Last Updated: 2024-12-03
PostgreSQL implements connection handling by “forking” it’s main OS process into a child process for each new connection. It is more expensive—in terms of time (e.g. do authentication by verifying passwords and TLS establishment) and memory mostly—to fork an OS process than it would be, for example, to spawn a new thread for an existing process. This might be irrelevant if the rate at which connections are opened and closed is low but becomes increasingly important to consider over time as this reality changes. Thus the need for a connection pooler. In other words, postgres will be faster and consume less RAM (estimate 10mb per connection) if it has to have less direct connections and if you buffer through a pooler.
The connection pooler should accept many more connections from the web-server than postgres itself connects. (e.g. 10 to 1 as an arbitrary start point -- YMMV)
Some frameworks like Ruby on Rails include their own, built-in connection pool mechanism.
Default pool size should probably be equal to around the number of available CPU cores (which can be like 50+ on some servers)
Using pgbouner will hurt your performance (perhaps by 2.5X) if you don't need it. This blogger found that at under 60 concurrent users there is no point: https://www.percona.com/blog/2018/06/27/scaling-postgresql-with-pgbouncer-you-may-need-a-connection-pooler-sooner-than-you-expect/
Note that pgbouncer
may need to do auth with the database if on another machine.

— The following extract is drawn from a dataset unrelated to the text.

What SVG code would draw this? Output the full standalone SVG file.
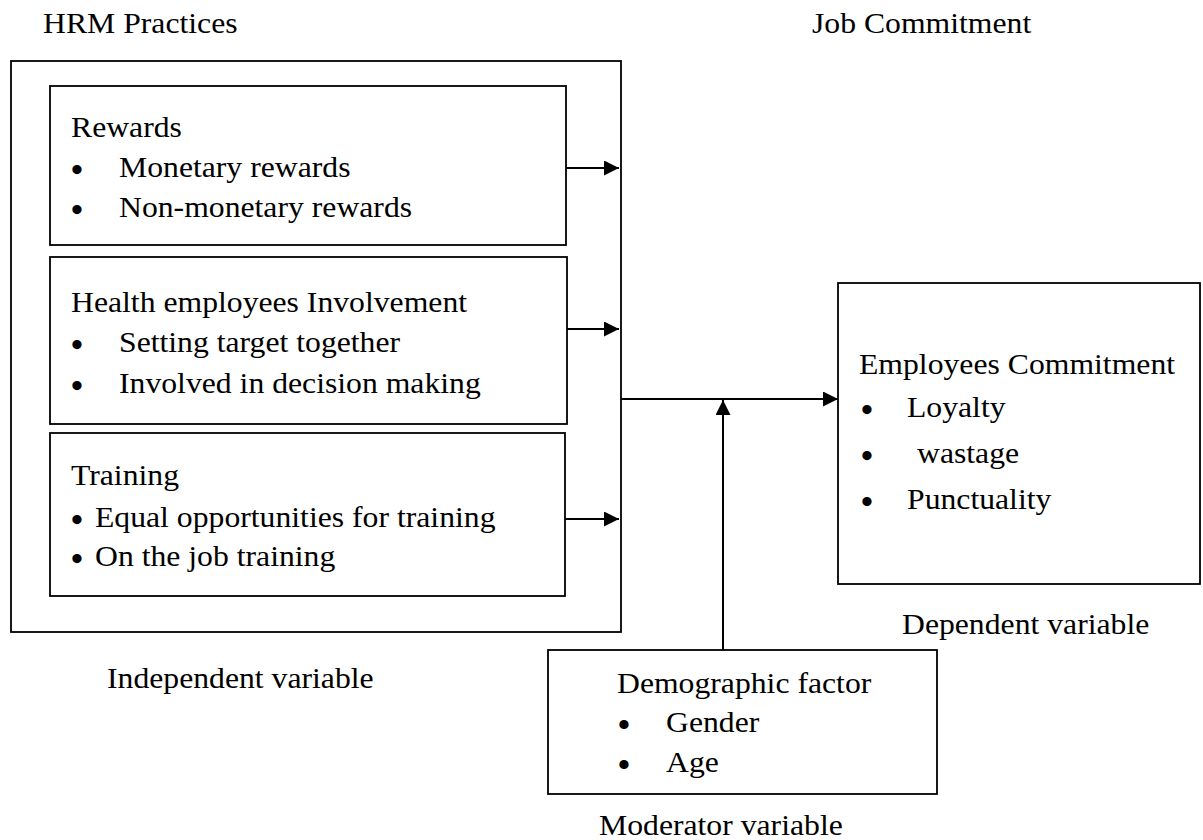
<svg xmlns="http://www.w3.org/2000/svg" width="1203" height="840" viewBox="0 0 1203 840">
  <style>
    text { font-family: "Liberation Serif", "Times New Roman", serif; font-size: 29.5px; fill: #000; }
    .box { fill: #fff; stroke: #000; stroke-width: 1.8; }
    .link { fill: none; stroke: #000; stroke-width: 2; }
    .dot { text-anchor: middle; font-size: 34px; font-weight: bold; }
  </style>
  <defs>
    <marker id="head" viewBox="0 0 15 15" refX="15" refY="7.5" markerWidth="15" markerHeight="15" markerUnits="userSpaceOnUse" orient="auto">
      <path d="M0,0 L15,7.5 L0,15 Z" fill="#000"/>
    </marker>
  </defs>
  <rect width="1203" height="840" fill="#fff"/>

  <!-- headings -->
  <text transform="translate(43 33) scale(1.075 1)">HRM Practices</text>
  <text transform="translate(812 33) scale(1.075 1)">Job Commitment</text>

  <!-- independent variable group -->
  <g id="hrm-practices">
    <rect class="box" x="11" y="61" width="610" height="571"/>
    <text transform="translate(107 688) scale(1.075 1)">Independent variable</text>
  </g>

  <g id="rewards">
    <rect class="box" x="50" y="86" width="516" height="159"/>
    <text transform="translate(71 137) scale(1.075 1)">Rewards</text>
    <text class="dot" x="77" y="181">•</text>
    <text transform="translate(119 177) scale(1.075 1)">Monetary rewards</text>
    <text class="dot" x="77" y="221">•</text>
    <text transform="translate(119 217) scale(1.075 1)">Non-monetary rewards</text>
  </g>

  <g id="involvement">
    <rect class="box" x="50" y="257" width="517" height="167"/>
    <text transform="translate(71 312) scale(1.075 1)">Health employees Involvement</text>
    <text class="dot" x="77" y="356">•</text>
    <text transform="translate(119 352) scale(1.075 1)">Setting target together</text>
    <text class="dot" x="77" y="397">•</text>
    <text transform="translate(119 393) scale(1.075 1)">Involved in decision making</text>
  </g>

  <g id="training">
    <rect class="box" x="50" y="433" width="515" height="163"/>
    <text transform="translate(71 485) scale(1.075 1)">Training</text>
    <text class="dot" x="77" y="531">•</text>
    <text transform="translate(95 527) scale(1.075 1)">Equal opportunities for training</text>
    <text class="dot" x="77" y="570">•</text>
    <text transform="translate(95 566) scale(1.075 1)">On the job training</text>
  </g>

  <g id="employees-commitment">
    <rect class="box" x="838" y="283" width="362" height="301"/>
    <text transform="translate(859 374) scale(1.075 1)">Employees Commitment</text>
    <text class="dot" x="867" y="421">•</text>
    <text transform="translate(907 417) scale(1.075 1)">Loyalty</text>
    <text class="dot" x="867" y="467">•</text>
    <text transform="translate(917 463) scale(1.075 1)">wastage</text>
    <text class="dot" x="867" y="513">•</text>
    <text transform="translate(907 509) scale(1.075 1)">Punctuality</text>
    <text transform="translate(902 634) scale(1.075 1)">Dependent variable</text>
  </g>

  <g id="demographic-factor">
    <rect class="box" x="548" y="650" width="389" height="144"/>
    <text transform="translate(617 693) scale(1.075 1)">Demographic factor</text>
    <text class="dot" x="624" y="736">•</text>
    <text transform="translate(666 732) scale(1.075 1)">Gender</text>
    <text class="dot" x="624" y="776">•</text>
    <text transform="translate(666 772) scale(1.075 1)">Age</text>
    <text transform="translate(599 835) scale(1.075 1)">Moderator variable</text>
  </g>

  <!-- connectors -->
  <g id="connectors">
    <line class="link" x1="566" y1="168" x2="619" y2="168" marker-end="url(#head)"/>
    <line class="link" x1="567" y1="329" x2="619" y2="329" marker-end="url(#head)"/>
    <line class="link" x1="565" y1="519" x2="619" y2="519" marker-end="url(#head)"/>
    <line class="link" x1="621" y1="399" x2="838" y2="399" marker-end="url(#head)"/>
    <line class="link" x1="723" y1="650" x2="723" y2="400" marker-end="url(#head)"/>
  </g>
</svg>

Note that pgbouncer has various timeout settings (that themselves have defaults).
- server_lifetime
- "Pgbouncer will close any server connection that has been connected longer than serverlifetime whenever possible according to poolmode. Imagine a pool under constant load. Without serverlifetime, pgbouncer will open N server connections and use they for months. It's not so bad, but not always desirable. In some cases the database server processes will take more and more memory over time (cache of stored procedures, prepared statements, etc). serverlifetime will close old server connections without the application being aware of it (new server connection will be established later, if needed). This will happen regardless of how active the connection was."
- server_idle_timeout
- "On the other hand, serveridletimeout will close connections to the server that have not been used by clients during this time. Usecase: typically a few connections to the server are sufficient for this pool. But sometimes we have a peak of activity and we open 50 connections. When we processed this peak, these additional connections are no longer needed, we only need a few of them. serveridletimeout allows you to close server connections that have not been used for longer than the specified time. serverlifetime will also close such unneeded connections, but a separate serveridle_timeout option will allow a shorter interval to be set"
Pgbouncer modes
Transaction pooling mode seeks to reduce server connection idle time like so:
The pooler assigns a server connection to a client when it begins a transaction. The pooler releases the connection assignment as soon as the client’s transaction completes.
If you want to view the stats that PgBouncer collects to determine how your application's connections are running, who's connecting, and any other information, then PgBouncer has it's own database that it creates to provide you with this information. Using one of the admins for PgBouncer, you'd connect like: psql -p 6432 -U app_admin -h 0.0.0.0 pgbouncer
and you can run SHOW POOLS;
here and SHOW CLIENTS;
and SHOW STATS;
(i.e. a bunch of commands it makes availabl in postgres)
Persistent connections are bad when you’re connecting directly to PostgreSQL. Persistent connections to pgBouncer are the best thing you can imagine, assuming you can run in transaction pooling mode.